OBJECTIVE:
Pick out every line that holds the string "this" and copy it.
>> Begin INFORMATION SHOWN
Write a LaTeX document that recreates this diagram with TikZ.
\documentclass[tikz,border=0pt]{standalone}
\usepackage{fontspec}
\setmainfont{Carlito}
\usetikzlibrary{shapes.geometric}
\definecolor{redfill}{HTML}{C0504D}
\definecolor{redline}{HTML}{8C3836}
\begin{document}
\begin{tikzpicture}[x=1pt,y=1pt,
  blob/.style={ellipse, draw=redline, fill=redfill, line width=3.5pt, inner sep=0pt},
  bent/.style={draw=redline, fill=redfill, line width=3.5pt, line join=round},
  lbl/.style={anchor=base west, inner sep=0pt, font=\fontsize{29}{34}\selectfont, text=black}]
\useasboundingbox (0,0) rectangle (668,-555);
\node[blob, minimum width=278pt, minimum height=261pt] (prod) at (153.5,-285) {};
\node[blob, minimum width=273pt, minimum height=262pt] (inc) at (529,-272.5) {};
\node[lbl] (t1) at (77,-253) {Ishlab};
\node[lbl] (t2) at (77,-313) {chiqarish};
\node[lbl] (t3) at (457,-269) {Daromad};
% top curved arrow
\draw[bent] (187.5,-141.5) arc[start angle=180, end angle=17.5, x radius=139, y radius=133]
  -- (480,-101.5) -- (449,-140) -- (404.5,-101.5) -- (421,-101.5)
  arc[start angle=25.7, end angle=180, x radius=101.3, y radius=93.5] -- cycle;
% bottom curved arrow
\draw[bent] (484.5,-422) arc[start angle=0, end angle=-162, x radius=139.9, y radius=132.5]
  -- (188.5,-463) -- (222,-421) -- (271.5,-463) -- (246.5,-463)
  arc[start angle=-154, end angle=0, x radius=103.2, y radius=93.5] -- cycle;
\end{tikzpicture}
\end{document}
>> End INFORMATION SHOWN
>> Begin INFORMATION SHOWN
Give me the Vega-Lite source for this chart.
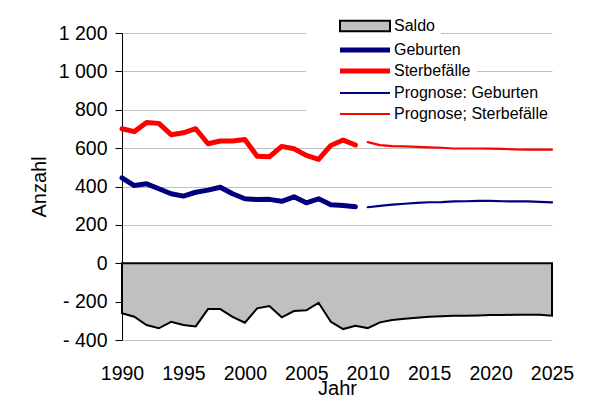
>> End INFORMATION SHOWN
THE COMPLETED TASK:
Write a LaTeX document that recreates this diagram with TikZ.
Give me the Vega-Lite source for this chart.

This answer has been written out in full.